**Information supplied:**

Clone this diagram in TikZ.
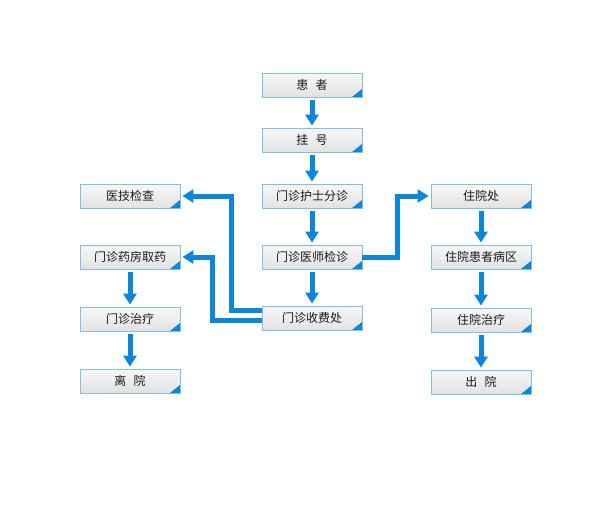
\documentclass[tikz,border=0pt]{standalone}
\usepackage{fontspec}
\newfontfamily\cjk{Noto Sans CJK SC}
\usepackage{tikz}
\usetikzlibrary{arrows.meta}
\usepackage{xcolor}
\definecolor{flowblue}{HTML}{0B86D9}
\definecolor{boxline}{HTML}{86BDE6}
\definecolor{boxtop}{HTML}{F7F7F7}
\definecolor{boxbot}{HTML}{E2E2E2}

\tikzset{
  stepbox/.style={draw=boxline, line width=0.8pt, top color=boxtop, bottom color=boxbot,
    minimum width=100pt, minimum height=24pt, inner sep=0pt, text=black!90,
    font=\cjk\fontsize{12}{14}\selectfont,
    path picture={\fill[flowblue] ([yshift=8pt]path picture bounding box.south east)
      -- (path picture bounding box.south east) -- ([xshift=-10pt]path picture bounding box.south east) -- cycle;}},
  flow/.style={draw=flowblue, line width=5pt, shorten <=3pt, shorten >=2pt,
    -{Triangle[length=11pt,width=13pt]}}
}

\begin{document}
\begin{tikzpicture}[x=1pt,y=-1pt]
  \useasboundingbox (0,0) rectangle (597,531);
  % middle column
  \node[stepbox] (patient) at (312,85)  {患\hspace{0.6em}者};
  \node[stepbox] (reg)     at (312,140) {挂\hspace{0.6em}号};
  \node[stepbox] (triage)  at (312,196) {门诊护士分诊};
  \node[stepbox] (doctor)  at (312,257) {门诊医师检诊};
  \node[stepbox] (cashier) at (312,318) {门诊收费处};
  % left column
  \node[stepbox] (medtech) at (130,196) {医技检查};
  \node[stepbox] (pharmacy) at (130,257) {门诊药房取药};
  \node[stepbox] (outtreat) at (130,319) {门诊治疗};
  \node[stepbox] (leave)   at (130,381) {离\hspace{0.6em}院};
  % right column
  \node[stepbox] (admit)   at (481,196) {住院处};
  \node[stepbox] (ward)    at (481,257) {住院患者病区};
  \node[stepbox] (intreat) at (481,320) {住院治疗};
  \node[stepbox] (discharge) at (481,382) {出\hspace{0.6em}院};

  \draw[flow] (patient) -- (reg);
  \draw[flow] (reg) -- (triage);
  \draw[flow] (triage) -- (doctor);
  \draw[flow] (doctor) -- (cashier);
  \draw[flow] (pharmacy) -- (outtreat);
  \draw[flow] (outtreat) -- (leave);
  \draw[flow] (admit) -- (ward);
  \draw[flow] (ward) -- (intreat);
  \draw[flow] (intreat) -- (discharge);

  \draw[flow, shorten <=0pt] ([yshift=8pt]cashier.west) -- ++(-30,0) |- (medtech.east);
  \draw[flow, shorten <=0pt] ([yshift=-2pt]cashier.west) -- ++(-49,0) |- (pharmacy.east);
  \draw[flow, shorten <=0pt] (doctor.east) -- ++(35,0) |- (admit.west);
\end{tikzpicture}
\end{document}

**Work to do:** Quote the material word for word, dropping any images it holds.

**Exercise result:**
Clone this diagram in TikZ.
\documentclass[tikz,border=0pt]{standalone}
\usepackage{fontspec}
\newfontfamily\cjk{Noto Sans CJK SC}
\usepackage{tikz}
\usetikzlibrary{arrows.meta}
\usepackage{xcolor}
\definecolor{flowblue}{HTML}{0B86D9}
\definecolor{boxline}{HTML}{86BDE6}
\definecolor{boxtop}{HTML}{F7F7F7}
\definecolor{boxbot}{HTML}{E2E2E2}

\tikzset{
  stepbox/.style={draw=boxline, line width=0.8pt, top color=boxtop, bottom color=boxbot,
    minimum width=100pt, minimum height=24pt, inner sep=0pt, text=black!90,
    font=\cjk\fontsize{12}{14}\selectfont,
    path picture={\fill[flowblue] ([yshift=8pt]path picture bounding box.south east)
      -- (path picture bounding box.south east) -- ([xshift=-10pt]path picture bounding box.south east) -- cycle;}},
  flow/.style={draw=flowblue, line width=5pt, shorten <=3pt, shorten >=2pt,
    -{Triangle[length=11pt,width=13pt]}}
}

\begin{document}
\begin{tikzpicture}[x=1pt,y=-1pt]
  \useasboundingbox (0,0) rectangle (597,531);
  % middle column
  \node[stepbox] (patient) at (312,85)  {患\hspace{0.6em}者};
  \node[stepbox] (reg)     at (312,140) {挂\hspace{0.6em}号};
  \node[stepbox] (triage)  at (312,196) {门诊护士分诊};
  \node[stepbox] (doctor)  at (312,257) {门诊医师检诊};
  \node[stepbox] (cashier) at (312,318) {门诊收费处};
  % left column
  \node[stepbox] (medtech) at (130,196) {医技检查};
  \node[stepbox] (pharmacy) at (130,257) {门诊药房取药};
  \node[stepbox] (outtreat) at (130,319) {门诊治疗};
  \node[stepbox] (leave)   at (130,381) {离\hspace{0.6em}院};
  % right column
  \node[stepbox] (admit)   at (481,196) {住院处};
  \node[stepbox] (ward)    at (481,257) {住院患者病区};
  \node[stepbox] (intreat) at (481,320) {住院治疗};
  \node[stepbox] (discharge) at (481,382) {出\hspace{0.6em}院};

  \draw[flow] (patient) -- (reg);
  \draw[flow] (reg) -- (triage);
  \draw[flow] (triage) -- (doctor);
  \draw[flow] (doctor) -- (cashier);
  \draw[flow] (pharmacy) -- (outtreat);
  \draw[flow] (outtreat) -- (leave);
  \draw[flow] (admit) -- (ward);
  \draw[flow] (ward) -- (intreat);
  \draw[flow] (intreat) -- (discharge);

  \draw[flow, shorten <=0pt] ([yshift=8pt]cashier.west) -- ++(-30,0) |- (medtech.east);
  \draw[flow, shorten <=0pt] ([yshift=-2pt]cashier.west) -- ++(-49,0) |- (pharmacy.east);
  \draw[flow, shorten <=0pt] (doctor.east) -- ++(35,0) |- (admit.west);
\end{tikzpicture}
\end{document}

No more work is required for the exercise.